I immediately deduced what was happening. I concluded that the man must have been studying the owls and that he had climbed up into the tree and stayed with them in their nest back inside the tree. I thought that the nest must be extremely large and that it was hard to tell how many owls were in the nest.

Up to that point I had felt that crossing over the barbed wire fence into the field was prohibited, but clearly the man who had been thrown from the tree might be seriously injured and might now need help. I quickly jumped over the fence and ran toward him.

Before I could reach the man, a second man intercepted me in the field. I was surprised to see him and I didn't know whence he had appeared so suddenly. I likewise had the impression that several other men had also shown up and that they were over near the man who had been thrown from the tree.

The second man who approached me quickly made it clear to me that he was a police officer. He also made it clear that he was there to arrest the first man who had been thrown from the tree, and that the first man had had no business being in the tree and disturbing the owls. The police office also made it clear to me that I had no business being in the field and he wanted to see my driver's license.

This turn of events threw me for a loop. I generally felt an adversarial contempt for the police, but in this case, it appeared that the police might actually be protecting the owls, and that they were actually doing something good. It appeared that the first man probably shouldn't have been up in the tree with the owls, and that the police should arrest him.

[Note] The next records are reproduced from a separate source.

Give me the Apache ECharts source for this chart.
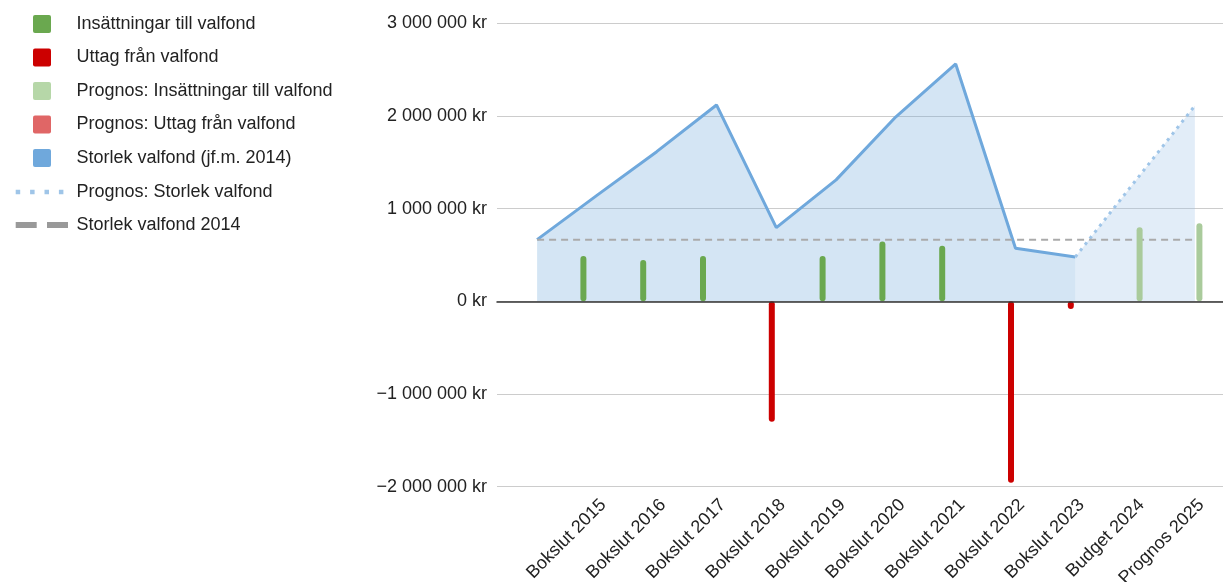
<!DOCTYPE html>
<html>
<head>
<meta charset="utf-8">
<script src="https://cdn.jsdelivr.net/npm/echarts@6/dist/echarts.min.js"></script>
<style>
  html, body { margin: 0; padding: 0; background: #fff; }
  #chart { width: 1223px; height: 582px; }
</style>
</head>
<body>
<div id="chart"></div>
<script>
// ---- data ----
const categories = ['', 'Bokslut 2015', 'Bokslut 2016', 'Bokslut 2017', 'Bokslut 2018', 'Bokslut 2019',
  'Bokslut 2020', 'Bokslut 2021', 'Bokslut 2022', 'Bokslut 2023', 'Budget 2024', 'Prognos 2025'];
const insattningar = [null, 490000, 445000, 490000, null, 490000, 645000, 600000, null, null, null, null];
const uttag = [null, null, null, null, -1300000, null, null, null, -1957000, -83000, null, null];
const prognosInsattningar = [null, null, null, null, null, null, null, null, null, null, 798000, 841000];
const prognosUttag = [null, null, null, null, null, null, null, null, null, null, null, null];
const storlek = [665000, 1143000, 1614000, 2118000, 794000, 1310000, 1990000, 2560000, 572000, 478000, null, null];
const prognosStorlek = [null, null, null, null, null, null, null, null, null, 478000, 1295000, 2110000];
const storlek2014 = [665000, 665000, 665000, 665000, 665000, 665000, 665000, 665000, 665000, 665000, 665000, 665000];
const yTicks = [-2000000, -1000000, 0, 1000000, 2000000, 3000000];
const yTickLabels = ['\u22122\u00a0000\u00a0000 kr', '\u22121\u00a0000\u00a0000 kr', '0 kr',
  '1\u00a0000\u00a0000 kr', '2\u00a0000\u00a0000 kr', '3\u00a0000\u00a0000 kr'];

const names = ['Insättningar till valfond', 'Uttag från valfond', 'Prognos: Insättningar till valfond',
  'Prognos: Uttag från valfond', 'Storlek valfond (jf.m. 2014)', 'Prognos: Storlek valfond', 'Storlek valfond 2014'];

const FONT = "'Liberation Sans', Arial, sans-serif";
const TXT = '#222222';
const cGreen = '#6aa84f', cRed = '#cc0000', cLGreen = '#aacb9c', cLRed = '#e06666';
const cBlue = '#6fa8dc', cLBlue = '#9fc5e8', cGray = '#aaaaaa';
const SQ = 'path://M2,0h14a2,2 0 0 1 2,2v14a2,2 0 0 1 -2,2h-14a2,2 0 0 1 -2,-2v-14a2,2 0 0 1 2,-2z';

const chart = echarts.init(document.getElementById('chart'), null, { renderer: 'canvas' });

const gridTop = 23.2, gridH = 463.5;
const barCommon = { type: 'bar', xAxisIndex: 1, yAxisIndex: 1, barWidth: 6, barGap: '50%' };

const option = {
  animation: false,
  backgroundColor: '#ffffff',
  textStyle: { fontFamily: FONT },
  grid: [
    { left: 497, top: gridTop, width: 726, height: gridH, containLabel: false, outerBoundsMode: 'none' },
    { left: 507.2, top: gridTop, width: 717.6, height: gridH, containLabel: false, outerBoundsMode: 'none' }
  ],
  legend: [
    {
      orient: 'vertical', left: 28, top: 10, itemWidth: 18, itemHeight: 18, itemGap: 15.5,
      selectedMode: false,
      textStyle: { color: TXT, fontSize: 18, fontFamily: FONT, padding: [0, 0, 0, 20.4] },
      data: [
        { name: names[0], icon: SQ, itemStyle: { color: cGreen } },
        { name: names[1], icon: SQ, itemStyle: { color: cRed } },
        { name: names[2], icon: SQ, itemStyle: { color: '#b6d7a8' } },
        { name: names[3], icon: SQ, itemStyle: { color: cLRed } },
        { name: names[4], icon: SQ, itemStyle: { color: cBlue } }
      ]
    },
    {
      orient: 'vertical', left: 10.7, top: 178, itemWidth: 47.7, itemHeight: 18,
      selectedMode: false,
      textStyle: { color: TXT, fontSize: 18, fontFamily: FONT, padding: [0, 0, 0, 8] },
      data: [
        { name: names[5], icon: 'path://M0,0h4.5v4.5h-4.5z M14.4,0h4.5v4.5h-4.5z M28.8,0h4.5v4.5h-4.5z M43.2,0h4.5v4.5h-4.5z',
          itemStyle: { color: cLBlue, borderWidth: 0 } }
      ]
    },
    {
      orient: 'vertical', left: 10.7, top: 211, itemWidth: 52.3, itemHeight: 18,
      selectedMode: false,
      textStyle: { color: TXT, fontSize: 18, fontFamily: FONT, padding: [0, 0, 0, 3.4] },
      data: [
        { name: names[6], icon: 'path://M0,0h21v6h-21z M31.3,0h21v6h-21z',
          itemStyle: { color: '#999999', borderWidth: 0 } }
      ]
    }
  ],
  xAxis: [
    {
      gridIndex: 0, type: 'category', data: categories, z: 5,
      axisLine: { show: true, onZero: true, lineStyle: { color: '#333333', width: 1.5 } },
      axisTick: { show: false }, axisLabel: { show: false }, splitLine: { show: false }
    },
    {
      gridIndex: 1, type: 'category', data: categories, boundaryGap: true,
      axisLine: { show: false }, axisTick: { show: false }, splitLine: { show: false },
      axisLabel: { interval: 0, rotate: 45, margin: 9, verticalAlign: 'top', color: TXT, fontSize: 18, fontFamily: FONT }
    }
  ],
  yAxis: [
    {
      gridIndex: 0, type: 'value', min: -2000000, max: 3000000, interval: 1000000,
      axisLine: { show: false }, axisTick: { show: false },
      splitLine: { lineStyle: { color: '#cccccc', width: 1 } },
      axisLabel: {
        margin: 10, color: TXT, fontSize: 18, fontFamily: FONT,
        formatter: function (v) { const i = yTicks.indexOf(v); return i >= 0 ? yTickLabels[i] : ''; }
      }
    },
    {
      gridIndex: 1, type: 'value', min: -2000000, max: 3000000, interval: 1000000, show: false,
      splitLine: { show: false }
    }
  ],
  series: [
    Object.assign({}, barCommon, { name: names[0], data: insattningar, itemStyle: { color: cGreen, borderRadius: 3 }, z: 4 }),
    Object.assign({}, barCommon, { name: names[1], data: uttag, itemStyle: { color: cRed, borderRadius: 3 }, z: 4 }),
    Object.assign({}, barCommon, { name: names[2], data: prognosInsattningar, itemStyle: { color: cLGreen, borderRadius: 3 }, z: 4 }),
    Object.assign({}, barCommon, { name: names[3], data: prognosUttag, itemStyle: { color: cLRed, borderRadius: 3 }, z: 4 }),
    {
      name: names[4], type: 'line', xAxisIndex: 1, yAxisIndex: 1, data: storlek,
      symbol: 'none', z: 3, connectNulls: false,
      lineStyle: { color: cBlue, width: 3 }, itemStyle: { color: cBlue },
      areaStyle: { color: cBlue, opacity: 0.3, origin: 0 }
    },
    {
      name: names[5], type: 'line', xAxisIndex: 1, yAxisIndex: 1, data: prognosStorlek,
      symbol: 'none', z: 3, connectNulls: false,
      lineStyle: { color: cLBlue, width: 3, type: [3, 4.8] }, itemStyle: { color: cLBlue },
      areaStyle: { color: cLBlue, opacity: 0.3, origin: 0 }
    },
    {
      name: names[6], type: 'line', xAxisIndex: 1, yAxisIndex: 1, data: storlek2014,
      symbol: 'none', z: 3,
      lineStyle: { color: cGray, width: 2, type: [7, 5] }, itemStyle: { color: cGray }
    }
  ]
};
chart.setOption(option);
</script>
</body>
</html>
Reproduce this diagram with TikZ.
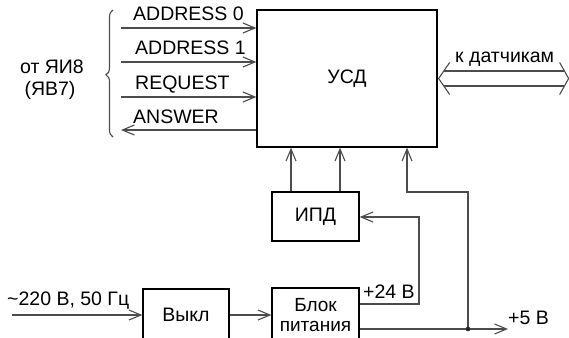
\documentclass[tikz,border=0pt]{standalone}
\usepackage{fontspec}
\setmainfont{Liberation Sans}
\usetikzlibrary{arrows.meta,decorations.pathreplacing,calc}
\begin{document}
\begin{tikzpicture}[x=1pt,y=-1pt,
  txt/.style={font=\fontsize{19.5}{21}\selectfont},
  box/.style={draw=black,line width=1.3pt,inner sep=0pt,txt},
  conn/.style={draw=black!70,line width=1.1pt},
  arr/.style={conn,-{Straight Barb[length=12pt,width=10pt]}},
  lbl/.style={inner sep=0pt,txt}]
\clip (0,0) rectangle (569,337);
% boxes
\node[box,minimum width=180pt,minimum height=137pt] (usd) at (347,78.5) {УСД};
\node[box,minimum width=87pt,minimum height=49pt] (ipd) at (315.5,216.5) {ИПД};
\node[box,minimum width=87pt,minimum height=54pt,align=center,font=\fontsize{19}{19.5}\selectfont] (bp) at (315.5,315) {Блок\\питания};
\node[box,minimum width=86pt,minimum height=52pt] (vykl) at (186,315) {Выкл};
% labels
\node[lbl,anchor=base west] (la0) at (133,21) {ADDRESS 0};
\node[lbl,anchor=base west] (la1) at (135,55) {ADDRESS 1};
\node[lbl,anchor=base west] (lrq) at (135,89) {REQUEST};
\node[lbl,anchor=base west] (lan) at (133,123) {ANSWER};
\node[lbl,anchor=base] (lot1) at (52,73) {от ЯИ8};
\node[lbl,anchor=base] (lot2) at (50,95) {(ЯВ7)};
\node[lbl,anchor=base west] (ldat) at (455,62) {к датчикам};
\node[lbl,anchor=base west] (lin) at (7,305) {\char"7E 220 В, 50 Гц};
\node[lbl,anchor=base west] (l24) at (363,298) {+24 В};
\node[lbl,anchor=base west] (l5) at (508,324) {+5 В};
% input signal lines
\coordinate (s0) at (121,28);
\coordinate (s1) at (121,62);
\coordinate (s2) at (121,97);
\coordinate (s3) at (121,130);
\draw[arr] (s0) -- (s0 -| usd.west);
\draw[arr] (s1) -- (s1 -| usd.west);
\draw[arr] (s2) -- (s2 -| usd.west);
\draw[arr] (s3 -| usd.west) -- (s3);
% brace
\coordinate (bt) at (113,10);
\coordinate (bb) at (113,137);
\draw[conn,decorate,decoration={brace,amplitude=7pt,aspect=0.49}] (bb) -- (bt);
% double arrow to sensors
\coordinate (k) at (usd.east);
\draw[conn] ($(k)+(12,-16)$) -- ($(k)+(1,0)$) -- ($(k)+(12,16)$);
\draw[conn] ($(k)+(122,-16)$) -- ($(k)+(131,0)$) -- ($(k)+(122,16)$);
\draw[conn] ($(k)+(6.2,-7.5)$) -- ($(k)+(126.8,-7.5)$);
\draw[conn] ($(k)+(6.2,7.5)$) -- ($(k)+(126.8,7.5)$);
% IPD -> USD
\coordinate (i1) at ([xshift=-24.5pt]ipd.north);
\coordinate (i2) at ([xshift=24.5pt]ipd.north);
\draw[arr] (i1) -- (i1 |- usd.south);
\draw[arr] (i2) -- (i2 |- usd.south);
% +5 V
\coordinate (p5) at (bp.east |- 0,329);
\coordinate (dot) at (468,329);
\coordinate (e5) at (508,329);
\coordinate (u3) at (407,192);
\draw[arr] (p5) -- (e5);
\draw[arr] (dot) |- (u3) -- (u3 |- usd.south);
\fill[black!85] (dot) circle (2.3pt);
% +24 V
\coordinate (p24) at (bp.east |- 0,304);
\coordinate (t24) at (419,217);
\draw[arr] (p24) -| (t24) -- (t24 -| ipd.east);
% mains
\coordinate (in) at (12,315);
\draw[arr] (in) -- (vykl.west);
\draw[arr] (vykl.east) -- (vykl.east -| bp.west);
\end{tikzpicture}
\end{document}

As for myself, I thought I had left my billfold with my driver's license in it back on the other side of the fence with Carolina. I did have my passport in my jacket pocket and I could use it for identification, but the officer had specifically asked for my driver's license and I thought I should get it for him. I told him I would have to go back to the fence and get it. He didn't seem to object and I turned to go back to the fence.